I also discovered that NPR’s All Things Considered — the best of present-day radio — had posted online 10 minutes of Walter Cronkite reminiscing about another old series I’d been listening to, one that had dramatized his own adventures during World War II.
This blog (and podcast) is my attempt to add to the collective knowledge of the “new media” of old-time radio and how it presented the “old media” myths, legends and reality of newspaper journalism to its listeners. The semiotics experts have a word “ostension” for myths or legends that people make real; sometimes it’s hard to tell which came first.

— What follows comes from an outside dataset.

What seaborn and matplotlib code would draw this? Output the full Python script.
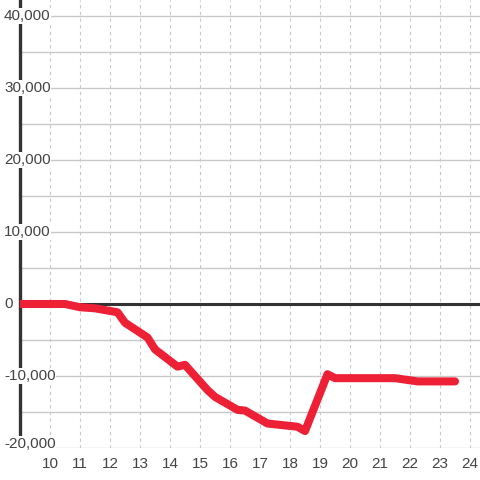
import pandas as pd
import seaborn as sns
import matplotlib.pyplot as plt
import matplotlib.transforms as mtransforms

# valores
hours = [9, 10.5, 11, 11.5, 12.25, 12.5, 13.25, 13.5, 14.25, 14.5, 15.25, 15.5,
         16.25, 16.5, 17.25, 18.25, 18.5, 19.25, 19.5, 20.5, 21.5, 22.25, 23.5]
values = [0, 0, -450, -600, -1150, -2600, -4650, -6300, -8700, -8450, -11950, -12900,
          -14700, -14800, -16600, -17050, -17650, -9750, -10300, -10300, -10300, -10750, -10750]

x_ticks = list(range(10, 25))
y_grid = list(range(-20000, 40001, 5000))
y_labels = [-20000, -10000, 0, 10000, 20000, 30000, 40000]

df = pd.DataFrame({'hour': hours, 'value': values})

sns.set_style("white")
plt.rcParams['font.family'] = ['Liberation Sans', 'DejaVu Sans']

fig = plt.figure(figsize=(4.8, 4.8), dpi=100)
ax = fig.add_axes([20 / 480, 32 / 480, 460 / 480, 448 / 480])

sns.lineplot(data=df, x='hour', y='value', ax=ax, color='#ee2036', linewidth=5.8, zorder=4)
ax.axhline(0, color='#333333', linewidth=2.2, zorder=3)

ax.set_xlim(9, 9 + 460 / 30)
ax.set_ylim(-20000, 304 / 72 * 10000)

ax.set_xticks(x_ticks)
ax.set_yticks(y_grid)
ax.set_yticklabels([])
ax.tick_params(axis='x', length=0, pad=6.5, labelsize=11, labelcolor='#444444')
ax.tick_params(axis='y', length=0)
ax.xaxis.grid(True, color='#c8c8c8', linestyle=(0, (3, 3)), linewidth=0.8)
ax.yaxis.grid(True, color='#c8c8c8', linestyle='-', linewidth=1)
ax.set_xlabel('')
ax.set_ylabel('')

for side in ['top', 'right', 'bottom']:
    ax.spines[side].set_visible(False)
ax.spines['left'].set_color('#333333')
ax.spines['left'].set_linewidth(2.4)

# etiquetas del eje y encima de la linea del eje, con fondo blanco
trans = mtransforms.blended_transform_factory(ax.transAxes, ax.transData)
for v in y_labels:
    ax.text(-16 / 460, v, f'{v:,}', transform=trans, ha='left',
            va='baseline' if v == min(y_labels) else 'center',
            fontsize=11, color='#444444', zorder=6, clip_on=False,
            bbox=dict(facecolor='white', edgecolor='none', pad=0.5))

plt.savefig("out.png", dpi=100)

How big a job is this project? Doing the numbers on my “print journalists in old-time radio dramas” collection, here’s what I have on my computer so far:
- About 30 series that were primarily about fictional journalists for at least part of their run, including long-time series like Big Town, Crime Photographer, Superman, and The Green Hornet with hundreds of episodes broadcast.

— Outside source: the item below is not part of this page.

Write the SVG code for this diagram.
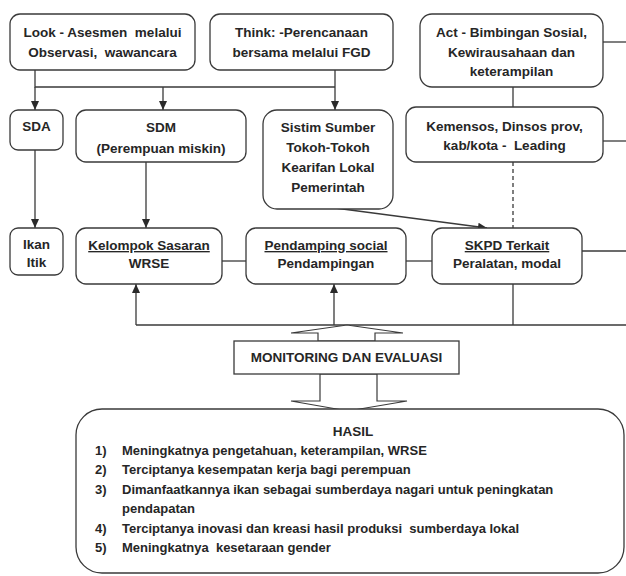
<svg xmlns="http://www.w3.org/2000/svg" width="626" height="576" viewBox="0 0 626 576">
<defs>
<style>
.box{fill:#fff;stroke:#3a3a3a;stroke-width:1.3}
.ln{fill:none;stroke:#3a3a3a;stroke-width:1.3}
.blk{fill:#fff;stroke:#3a3a3a;stroke-width:1.2}
text{font-family:"Liberation Sans",Arial,sans-serif;font-weight:bold;font-size:13.5px;fill:#262626}
.c{text-anchor:middle}
.u{text-decoration:underline}
.l{font-size:13px}
</style>
<marker id="ah" markerWidth="10" markerHeight="10" refX="9" refY="5" orient="auto" markerUnits="userSpaceOnUse">
<path d="M0,1 L9,5 L0,9 Z" fill="#2a2a2a"/>
</marker>
</defs>
<rect width="626" height="576" fill="#fff"/>

<g id="connectors">
<path class="ln" d="M35 70 V87 H335"/>
<path class="ln" d="M35 87 V110" marker-end="url(#ah)"/>
<path class="ln" d="M163 87 V110" marker-end="url(#ah)"/>
<path class="ln" d="M335 70 V110" marker-end="url(#ah)"/>
<path class="ln" d="M35 150 V228" marker-end="url(#ah)"/>
<path class="ln" d="M146 162 V228" marker-end="url(#ah)"/>
<path class="ln" d="M335 208 L487 228" marker-end="url(#ah)"/>
<path class="ln" d="M222 261 H246"/>
<path class="ln" d="M406 261 H432"/>
<path class="ln" d="M603 42 H626"/>
<path class="ln" d="M513 87 V107"/>
<path class="ln" d="M603 141 H626"/>
<path class="ln" d="M513 162 V228" stroke-dasharray="4,3"/>
<path class="ln" d="M582 251 H626"/>
<path class="ln" d="M513 284 V325"/>
<path class="ln" d="M136 325 H626"/>
<path class="ln" d="M136 325 V284" marker-end="url(#ah)"/>
<path class="ln" d="M334 325 V284" marker-end="url(#ah)"/>
<polygon class="blk" points="318,341 318,333 291,333 347,325 403,333 375,333 375,341"/>
<polygon class="blk" points="320,374 320,401 291,401 348,411 407,401 377,401 377,374"/>
</g>

<g id="look">
<rect class="box" x="10" y="14" width="185" height="56" rx="10"/>
<text class="c" x="102.5" y="37" xml:space="preserve">Look - Asesmen  melalui</text>
<text class="c" x="102.5" y="57" xml:space="preserve">Observasi,  wawancara</text>
</g>
<g id="think">
<rect class="box" x="210" y="14" width="183" height="56" rx="10"/>
<text class="c" x="301.5" y="37">Think: -Perencanaan</text>
<text class="c" x="301.5" y="57">bersama melalui FGD</text>
</g>
<g id="act">
<rect class="box" x="420" y="14" width="183" height="73" rx="12"/>
<text class="c" x="511.5" y="37">Act - Bimbingan Sosial,</text>
<text class="c" x="511.5" y="57">Kewirausahaan dan</text>
<text class="c" x="511.5" y="76">keterampilan</text>
</g>
<g id="kemensos">
<rect class="box" x="406" y="107" width="197" height="55" rx="10"/>
<text class="c" x="504.5" y="131">Kemensos, Dinsos prov,</text>
<text class="c" x="504.5" y="150" xml:space="preserve">kab/kota -  Leading</text>
</g>
<g id="sda">
<rect class="box" x="10" y="110" width="53" height="40" rx="8"/>
<text class="c" x="36.5" y="131">SDA</text>
</g>
<g id="sdm">
<rect class="box" x="76" y="110" width="170" height="52" rx="10"/>
<text class="c" x="161" y="132">SDM</text>
<text class="c" x="161" y="153">(Perempuan miskin)</text>
</g>
<g id="sistim">
<rect class="box" x="263" y="110" width="130" height="99" rx="14"/>
<text class="c" x="328" y="132">Sistim Sumber</text>
<text class="c" x="328" y="152">Tokoh-Tokoh</text>
<text class="c" x="328" y="172">Kearifan Lokal</text>
<text class="c" x="328" y="192">Pemerintah</text>
</g>
<g id="ikan">
<rect class="box" x="10" y="228" width="53" height="47" rx="8"/>
<text class="c" x="36.5" y="249">Ikan</text>
<text class="c" x="36.5" y="267">Itik</text>
</g>
<g id="kelompok">
<rect class="box" x="76" y="228" width="146" height="56" rx="10"/>
<text class="c u" x="149" y="250">Kelompok Sasaran</text>
<text class="c" x="149" y="268">WRSE</text>
</g>
<g id="pendamping">
<rect class="box" x="246" y="228" width="160" height="56" rx="10"/>
<text class="c u" x="326" y="250">Pendamping social</text>
<text class="c" x="326" y="268">Pendampingan</text>
</g>
<g id="skpd">
<rect class="box" x="432" y="228" width="150" height="56" rx="10"/>
<text class="c u" x="507" y="250">SKPD Terkait</text>
<text class="c" x="507" y="268">Peralatan, modal</text>
</g>
<g id="monitoring">
<rect class="box" x="234" y="341" width="225" height="33" rx="0"/>
<text class="c" x="346.5" y="362">MONITORING DAN EVALUASI</text>
</g>
<g id="hasil">
<rect class="box" x="76" y="409" width="548" height="164" rx="26"/>
<text class="c" x="353" y="436">HASIL</text>
<text class="l" x="95" y="455">1)</text><text class="l" x="122" y="455">Meningkatnya pengetahuan, keterampilan, WRSE</text>
<text class="l" x="95" y="474">2)</text><text class="l" x="122" y="474">Terciptanya kesempatan kerja bagi perempuan</text>
<text class="l" x="95" y="494">3)</text><text class="l" x="122" y="494">Dimanfaatkannya ikan sebagai sumberdaya nagari untuk peningkatan</text>
<text class="l" x="122" y="513">pendapatan</text>
<text class="l" x="95" y="533">4)</text><text class="l" x="122" y="533" xml:space="preserve">Terciptanya inovasi dan kreasi hasil produksi  sumberdaya lokal</text>
<text class="l" x="95" y="552">5)</text><text class="l" x="122" y="552" xml:space="preserve">Meningkatnya  kesetaraan gender</text>
</g>
</svg>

- Selections from 48 dramatic series that had one or more episodes in which journalists played an important role, from comedies like Easy Aces to suspense dramas like CBS Radio Mystery Theater — even The Lone Ranger and Orphan Annie.
- Radio adaptations of more than 50 Hollywood “newspaper” films, many of them adapted two or three times by different drama-anthology series.
- More than 100 episodes from series that dramatized historical events, biographies, or recent stories about real-life journalists at work, including more than 30 episodes of Cavalcade of America, as well as the entire series The Big Story and Soldiers of the Press.
I also listen for scenes in situation comedies and family dramas that underscore the presence of the newspaper — if not its journalist creators — in the lives of average Americans. All-in-all, it’s a fascinating picture of mid-twentieth century media culture.